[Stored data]
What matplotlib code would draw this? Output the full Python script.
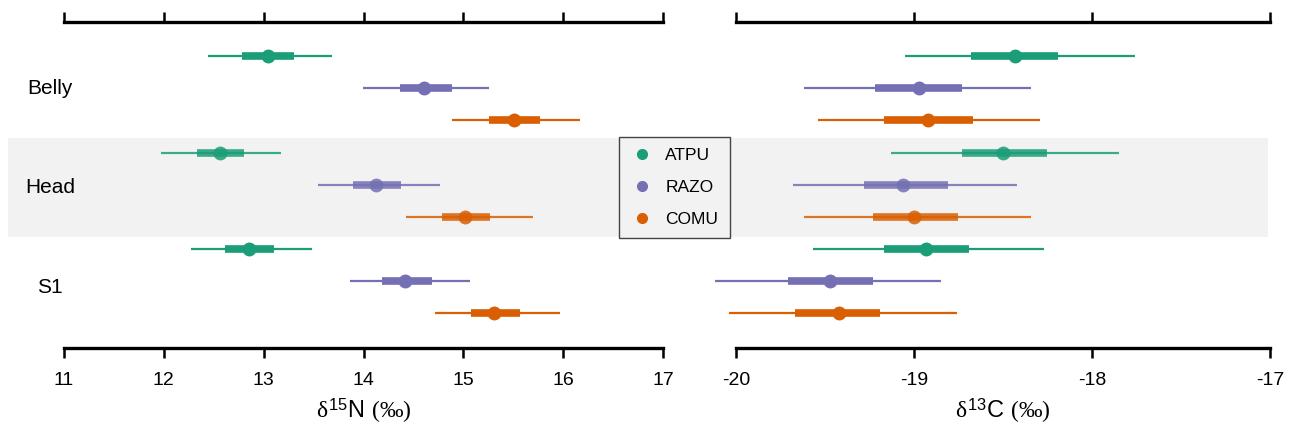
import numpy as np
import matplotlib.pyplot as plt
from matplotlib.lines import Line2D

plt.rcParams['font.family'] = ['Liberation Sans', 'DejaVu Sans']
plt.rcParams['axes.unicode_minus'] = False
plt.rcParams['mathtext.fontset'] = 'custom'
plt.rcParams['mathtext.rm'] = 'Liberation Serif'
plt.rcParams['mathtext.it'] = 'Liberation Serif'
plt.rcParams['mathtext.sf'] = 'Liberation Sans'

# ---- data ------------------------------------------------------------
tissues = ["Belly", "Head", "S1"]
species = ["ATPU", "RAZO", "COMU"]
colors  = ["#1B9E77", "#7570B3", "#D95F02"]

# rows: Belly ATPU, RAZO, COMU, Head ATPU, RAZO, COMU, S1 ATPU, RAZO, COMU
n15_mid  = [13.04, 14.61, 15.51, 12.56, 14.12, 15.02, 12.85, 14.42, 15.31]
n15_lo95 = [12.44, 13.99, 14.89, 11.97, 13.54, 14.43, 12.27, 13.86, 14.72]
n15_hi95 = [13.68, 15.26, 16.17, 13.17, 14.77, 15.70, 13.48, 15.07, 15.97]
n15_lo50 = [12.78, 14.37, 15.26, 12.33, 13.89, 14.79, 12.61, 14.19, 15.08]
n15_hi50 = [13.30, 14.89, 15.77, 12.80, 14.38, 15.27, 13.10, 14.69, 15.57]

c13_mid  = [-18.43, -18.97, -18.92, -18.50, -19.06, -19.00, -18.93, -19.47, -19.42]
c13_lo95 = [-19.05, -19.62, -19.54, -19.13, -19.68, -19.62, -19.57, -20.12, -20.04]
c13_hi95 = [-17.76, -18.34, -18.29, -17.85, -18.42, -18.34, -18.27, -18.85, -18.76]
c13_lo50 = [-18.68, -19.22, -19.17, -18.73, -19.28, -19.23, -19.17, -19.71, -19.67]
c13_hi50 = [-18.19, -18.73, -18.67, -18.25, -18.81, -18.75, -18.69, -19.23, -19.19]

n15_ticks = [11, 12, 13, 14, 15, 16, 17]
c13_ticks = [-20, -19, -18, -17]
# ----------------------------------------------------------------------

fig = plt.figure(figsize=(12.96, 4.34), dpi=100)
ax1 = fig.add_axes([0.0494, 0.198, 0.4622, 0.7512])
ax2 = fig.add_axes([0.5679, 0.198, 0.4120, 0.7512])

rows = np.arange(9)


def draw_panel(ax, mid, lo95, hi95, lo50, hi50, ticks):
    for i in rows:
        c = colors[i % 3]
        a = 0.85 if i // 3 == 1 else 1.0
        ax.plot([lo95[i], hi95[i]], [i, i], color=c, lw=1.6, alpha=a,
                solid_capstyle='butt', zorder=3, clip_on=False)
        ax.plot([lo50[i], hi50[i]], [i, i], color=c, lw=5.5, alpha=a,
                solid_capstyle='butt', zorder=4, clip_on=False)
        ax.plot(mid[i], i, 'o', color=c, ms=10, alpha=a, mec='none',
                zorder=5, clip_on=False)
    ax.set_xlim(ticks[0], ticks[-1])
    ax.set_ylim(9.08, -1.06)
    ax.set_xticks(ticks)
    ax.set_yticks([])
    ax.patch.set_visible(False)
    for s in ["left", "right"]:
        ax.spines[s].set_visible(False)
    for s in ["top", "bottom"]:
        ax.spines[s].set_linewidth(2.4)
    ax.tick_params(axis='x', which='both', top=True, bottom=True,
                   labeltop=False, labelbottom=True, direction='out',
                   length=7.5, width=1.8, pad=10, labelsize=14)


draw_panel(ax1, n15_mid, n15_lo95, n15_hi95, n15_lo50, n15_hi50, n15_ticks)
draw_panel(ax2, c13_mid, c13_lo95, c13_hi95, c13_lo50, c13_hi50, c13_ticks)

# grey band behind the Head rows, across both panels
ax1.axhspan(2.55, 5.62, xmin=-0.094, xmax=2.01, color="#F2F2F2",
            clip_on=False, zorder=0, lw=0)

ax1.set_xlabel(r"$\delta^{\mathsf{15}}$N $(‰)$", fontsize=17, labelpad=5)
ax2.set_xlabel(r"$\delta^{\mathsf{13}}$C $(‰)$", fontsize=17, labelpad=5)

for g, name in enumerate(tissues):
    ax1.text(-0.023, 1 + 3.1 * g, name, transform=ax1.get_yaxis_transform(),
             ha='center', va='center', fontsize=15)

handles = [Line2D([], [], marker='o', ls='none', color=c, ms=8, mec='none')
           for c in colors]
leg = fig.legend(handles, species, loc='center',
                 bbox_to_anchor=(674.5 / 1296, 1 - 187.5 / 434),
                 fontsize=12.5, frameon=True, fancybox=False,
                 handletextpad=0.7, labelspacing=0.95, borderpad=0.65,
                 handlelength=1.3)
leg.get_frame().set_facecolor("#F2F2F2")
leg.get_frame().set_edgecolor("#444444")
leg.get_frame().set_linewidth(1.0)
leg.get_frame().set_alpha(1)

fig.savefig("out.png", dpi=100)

...

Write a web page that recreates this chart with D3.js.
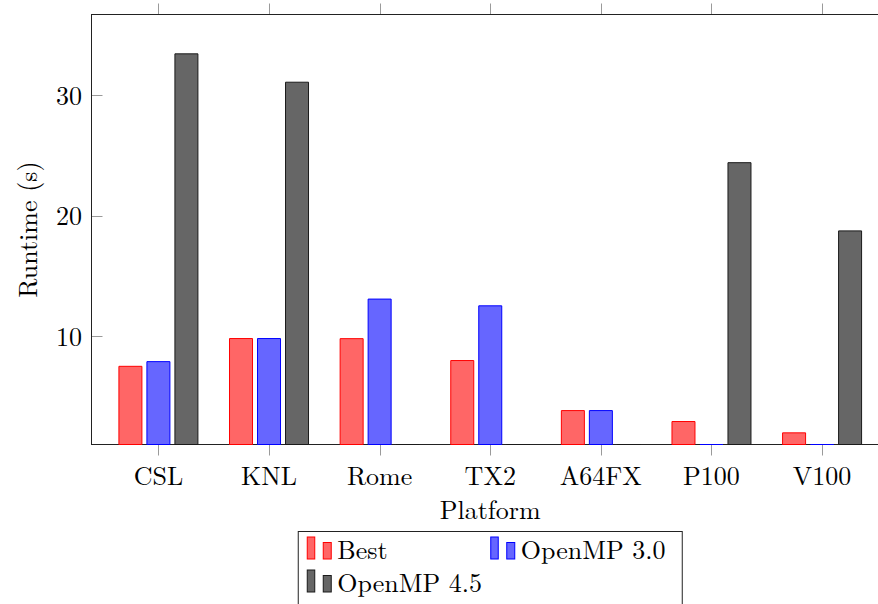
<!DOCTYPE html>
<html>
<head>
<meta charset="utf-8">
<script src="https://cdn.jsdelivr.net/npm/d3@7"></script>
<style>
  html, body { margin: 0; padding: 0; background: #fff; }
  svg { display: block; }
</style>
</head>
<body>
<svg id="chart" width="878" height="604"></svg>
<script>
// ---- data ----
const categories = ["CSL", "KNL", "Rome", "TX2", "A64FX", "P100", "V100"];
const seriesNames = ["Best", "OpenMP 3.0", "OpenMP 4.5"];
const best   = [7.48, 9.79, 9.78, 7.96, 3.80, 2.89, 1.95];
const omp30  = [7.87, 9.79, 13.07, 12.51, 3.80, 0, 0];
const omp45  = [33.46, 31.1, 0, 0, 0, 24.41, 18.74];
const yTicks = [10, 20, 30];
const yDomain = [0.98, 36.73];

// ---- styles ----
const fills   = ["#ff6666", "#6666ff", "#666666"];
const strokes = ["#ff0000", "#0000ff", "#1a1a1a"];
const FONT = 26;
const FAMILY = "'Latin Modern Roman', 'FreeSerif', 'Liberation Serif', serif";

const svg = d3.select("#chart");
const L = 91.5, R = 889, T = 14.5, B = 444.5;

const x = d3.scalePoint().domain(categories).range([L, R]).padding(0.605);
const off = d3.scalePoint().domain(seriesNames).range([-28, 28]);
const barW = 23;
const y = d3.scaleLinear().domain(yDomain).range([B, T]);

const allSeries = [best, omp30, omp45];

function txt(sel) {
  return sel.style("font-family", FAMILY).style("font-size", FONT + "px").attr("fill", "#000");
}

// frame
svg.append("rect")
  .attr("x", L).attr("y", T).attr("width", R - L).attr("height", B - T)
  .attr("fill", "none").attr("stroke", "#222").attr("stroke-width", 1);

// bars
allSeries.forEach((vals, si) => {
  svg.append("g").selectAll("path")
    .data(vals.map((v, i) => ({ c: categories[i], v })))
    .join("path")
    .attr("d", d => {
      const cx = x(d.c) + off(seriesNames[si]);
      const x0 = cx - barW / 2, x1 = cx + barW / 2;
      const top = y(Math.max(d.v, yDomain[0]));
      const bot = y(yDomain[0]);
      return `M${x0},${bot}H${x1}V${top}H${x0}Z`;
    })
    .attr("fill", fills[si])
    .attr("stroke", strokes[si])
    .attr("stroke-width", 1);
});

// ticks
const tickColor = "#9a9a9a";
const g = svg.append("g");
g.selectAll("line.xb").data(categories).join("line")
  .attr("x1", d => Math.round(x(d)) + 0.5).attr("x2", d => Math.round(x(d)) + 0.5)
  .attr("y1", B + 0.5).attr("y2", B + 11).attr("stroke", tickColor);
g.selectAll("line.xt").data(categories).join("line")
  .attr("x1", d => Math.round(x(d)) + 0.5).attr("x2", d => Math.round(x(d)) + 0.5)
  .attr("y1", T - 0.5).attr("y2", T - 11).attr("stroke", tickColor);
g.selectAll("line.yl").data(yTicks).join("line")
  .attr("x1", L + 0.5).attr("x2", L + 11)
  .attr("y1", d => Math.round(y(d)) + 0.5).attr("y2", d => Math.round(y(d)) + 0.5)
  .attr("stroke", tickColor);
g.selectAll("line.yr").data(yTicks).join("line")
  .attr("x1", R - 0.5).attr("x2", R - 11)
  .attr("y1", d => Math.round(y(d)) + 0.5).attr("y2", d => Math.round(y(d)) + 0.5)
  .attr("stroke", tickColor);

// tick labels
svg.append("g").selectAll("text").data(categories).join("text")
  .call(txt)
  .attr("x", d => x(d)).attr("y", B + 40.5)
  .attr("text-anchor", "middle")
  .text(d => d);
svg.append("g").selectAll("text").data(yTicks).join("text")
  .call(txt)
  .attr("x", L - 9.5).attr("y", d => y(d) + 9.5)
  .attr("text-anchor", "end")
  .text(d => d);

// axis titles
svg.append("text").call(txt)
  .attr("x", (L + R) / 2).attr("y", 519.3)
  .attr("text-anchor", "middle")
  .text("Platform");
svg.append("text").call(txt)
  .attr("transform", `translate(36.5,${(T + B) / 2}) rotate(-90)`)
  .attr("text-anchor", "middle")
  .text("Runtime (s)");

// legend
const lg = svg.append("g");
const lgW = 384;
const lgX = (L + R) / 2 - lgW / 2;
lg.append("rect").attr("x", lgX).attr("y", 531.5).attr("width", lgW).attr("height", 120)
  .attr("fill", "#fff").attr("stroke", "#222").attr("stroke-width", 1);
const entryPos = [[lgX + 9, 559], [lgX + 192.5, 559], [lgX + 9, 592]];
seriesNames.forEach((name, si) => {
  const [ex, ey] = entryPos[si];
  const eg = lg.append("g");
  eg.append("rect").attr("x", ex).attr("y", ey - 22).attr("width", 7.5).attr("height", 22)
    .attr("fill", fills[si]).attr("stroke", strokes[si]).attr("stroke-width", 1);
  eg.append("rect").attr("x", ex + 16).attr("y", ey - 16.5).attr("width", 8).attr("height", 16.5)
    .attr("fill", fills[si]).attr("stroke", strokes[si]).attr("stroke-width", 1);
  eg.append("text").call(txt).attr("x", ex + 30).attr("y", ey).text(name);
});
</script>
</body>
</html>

To be done: Do not copy any pictures. Retype exactly the stretch from the line with "What matplotlib code" through the line with "from matplotlib.lines import Line2D".

Response for this exercise:
What matplotlib code would draw this? Output the full Python script.
import numpy as np
import matplotlib.pyplot as plt
from matplotlib.lines import Line2D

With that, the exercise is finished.